**Record extracts**.
--- --- ---
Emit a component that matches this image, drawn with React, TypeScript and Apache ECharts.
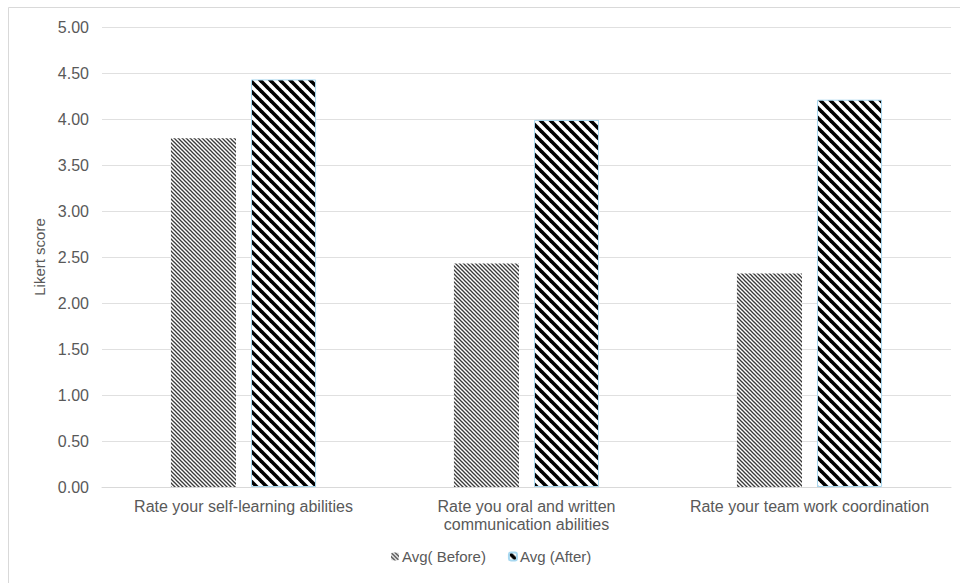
--- --- ---
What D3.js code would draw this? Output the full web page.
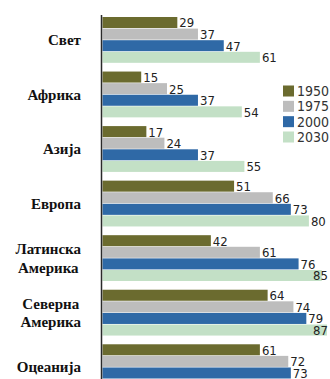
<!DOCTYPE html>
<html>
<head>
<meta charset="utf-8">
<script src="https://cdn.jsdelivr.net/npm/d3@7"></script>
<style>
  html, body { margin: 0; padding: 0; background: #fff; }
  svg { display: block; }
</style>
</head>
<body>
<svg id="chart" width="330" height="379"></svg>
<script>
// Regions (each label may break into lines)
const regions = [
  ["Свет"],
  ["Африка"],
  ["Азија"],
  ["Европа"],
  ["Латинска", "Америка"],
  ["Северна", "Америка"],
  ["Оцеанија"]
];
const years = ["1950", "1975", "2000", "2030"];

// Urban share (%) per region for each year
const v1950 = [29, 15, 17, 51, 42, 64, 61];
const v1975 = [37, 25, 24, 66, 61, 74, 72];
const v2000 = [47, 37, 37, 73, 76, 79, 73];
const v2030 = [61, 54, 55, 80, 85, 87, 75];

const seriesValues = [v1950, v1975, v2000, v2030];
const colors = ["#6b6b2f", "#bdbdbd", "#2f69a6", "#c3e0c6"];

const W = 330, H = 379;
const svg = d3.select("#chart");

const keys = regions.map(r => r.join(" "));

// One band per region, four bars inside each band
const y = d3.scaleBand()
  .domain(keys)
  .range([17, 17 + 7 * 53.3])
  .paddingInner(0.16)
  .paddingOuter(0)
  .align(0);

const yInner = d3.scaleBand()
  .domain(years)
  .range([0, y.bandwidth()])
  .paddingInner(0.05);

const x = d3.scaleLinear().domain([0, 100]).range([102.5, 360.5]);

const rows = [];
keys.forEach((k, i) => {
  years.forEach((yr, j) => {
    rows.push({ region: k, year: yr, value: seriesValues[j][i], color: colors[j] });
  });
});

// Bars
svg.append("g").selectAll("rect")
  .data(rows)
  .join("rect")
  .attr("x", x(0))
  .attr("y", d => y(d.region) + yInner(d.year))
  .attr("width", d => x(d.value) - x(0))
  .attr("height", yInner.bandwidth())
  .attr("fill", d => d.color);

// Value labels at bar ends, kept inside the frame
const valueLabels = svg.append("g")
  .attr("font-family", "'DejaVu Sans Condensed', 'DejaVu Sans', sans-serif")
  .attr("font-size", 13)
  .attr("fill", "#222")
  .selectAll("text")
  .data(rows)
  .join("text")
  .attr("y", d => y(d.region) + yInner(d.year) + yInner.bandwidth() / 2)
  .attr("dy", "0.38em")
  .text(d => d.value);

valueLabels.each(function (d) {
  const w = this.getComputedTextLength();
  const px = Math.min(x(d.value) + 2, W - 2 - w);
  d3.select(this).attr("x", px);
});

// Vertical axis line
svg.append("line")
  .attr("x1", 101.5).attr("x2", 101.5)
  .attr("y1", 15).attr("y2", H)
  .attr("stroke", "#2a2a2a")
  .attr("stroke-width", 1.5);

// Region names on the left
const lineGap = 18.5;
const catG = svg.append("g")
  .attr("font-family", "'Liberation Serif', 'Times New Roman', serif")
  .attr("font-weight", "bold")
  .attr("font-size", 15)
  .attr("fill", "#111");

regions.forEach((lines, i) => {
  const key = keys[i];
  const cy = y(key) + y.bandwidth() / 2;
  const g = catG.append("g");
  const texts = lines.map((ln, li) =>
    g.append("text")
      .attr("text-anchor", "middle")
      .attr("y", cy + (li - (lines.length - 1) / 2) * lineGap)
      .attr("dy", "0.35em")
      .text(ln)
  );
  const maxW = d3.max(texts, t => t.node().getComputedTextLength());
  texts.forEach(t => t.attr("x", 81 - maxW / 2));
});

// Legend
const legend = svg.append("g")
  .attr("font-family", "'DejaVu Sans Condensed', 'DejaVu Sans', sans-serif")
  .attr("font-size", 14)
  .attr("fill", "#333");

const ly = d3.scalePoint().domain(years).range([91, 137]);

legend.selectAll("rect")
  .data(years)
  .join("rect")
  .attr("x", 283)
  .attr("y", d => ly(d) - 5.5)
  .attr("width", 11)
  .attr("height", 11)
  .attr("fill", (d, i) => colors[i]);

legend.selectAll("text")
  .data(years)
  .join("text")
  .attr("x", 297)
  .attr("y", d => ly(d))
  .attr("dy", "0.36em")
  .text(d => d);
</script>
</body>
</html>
--- --- ---
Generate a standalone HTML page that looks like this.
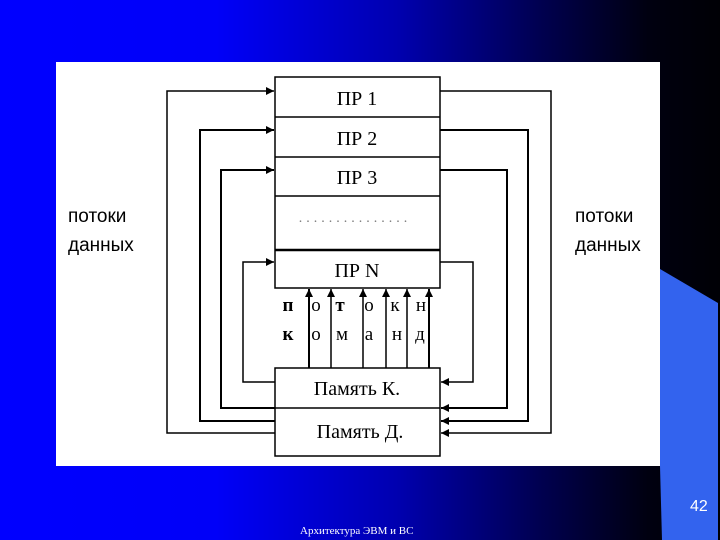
--- --- ---
**Short exercise**.
Make an exact copy of the lines from the one holding "What D3.js code" through the one holding "d => d.color);", end lines included, without the pictures.

**Result**.
What D3.js code would draw this? Output the full web page.
<!DOCTYPE html>
<html>
<head>
<meta charset="utf-8">
<script src="https://cdn.jsdelivr.net/npm/d3@7"></script>
<style>
  html, body { margin: 0; padding: 0; background: #fff; }
  svg { display: block; }
</style>
</head>
<body>
<svg id="chart" width="330" height="379"></svg>
<script>
// Regions (each label may break into lines)
const regions = [
  ["Свет"],
  ["Африка"],
  ["Азија"],
  ["Европа"],
  ["Латинска", "Америка"],
  ["Северна", "Америка"],
  ["Оцеанија"]
];
const years = ["1950", "1975", "2000", "2030"];

// Urban share (%) per region for each year
const v1950 = [29, 15, 17, 51, 42, 64, 61];
const v1975 = [37, 25, 24, 66, 61, 74, 72];
const v2000 = [47, 37, 37, 73, 76, 79, 73];
const v2030 = [61, 54, 55, 80, 85, 87, 75];

const seriesValues = [v1950, v1975, v2000, v2030];
const colors = ["#6b6b2f", "#bdbdbd", "#2f69a6", "#c3e0c6"];

const W = 330, H = 379;
const svg = d3.select("#chart");

const keys = regions.map(r => r.join(" "));

// One band per region, four bars inside each band
const y = d3.scaleBand()
  .domain(keys)
  .range([17, 17 + 7 * 53.3])
  .paddingInner(0.16)
  .paddingOuter(0)
  .align(0);

const yInner = d3.scaleBand()
  .domain(years)
  .range([0, y.bandwidth()])
  .paddingInner(0.05);

const x = d3.scaleLinear().domain([0, 100]).range([102.5, 360.5]);

const rows = [];
keys.forEach((k, i) => {
  years.forEach((yr, j) => {
    rows.push({ region: k, year: yr, value: seriesValues[j][i], color: colors[j] });
  });
});

// Bars
svg.append("g").selectAll("rect")
  .data(rows)
  .join("rect")
  .attr("x", x(0))
  .attr("y", d => y(d.region) + yInner(d.year))
  .attr("width", d => x(d.value) - x(0))
  .attr("height", yInner.bandwidth())
  .attr("fill", d => d.color);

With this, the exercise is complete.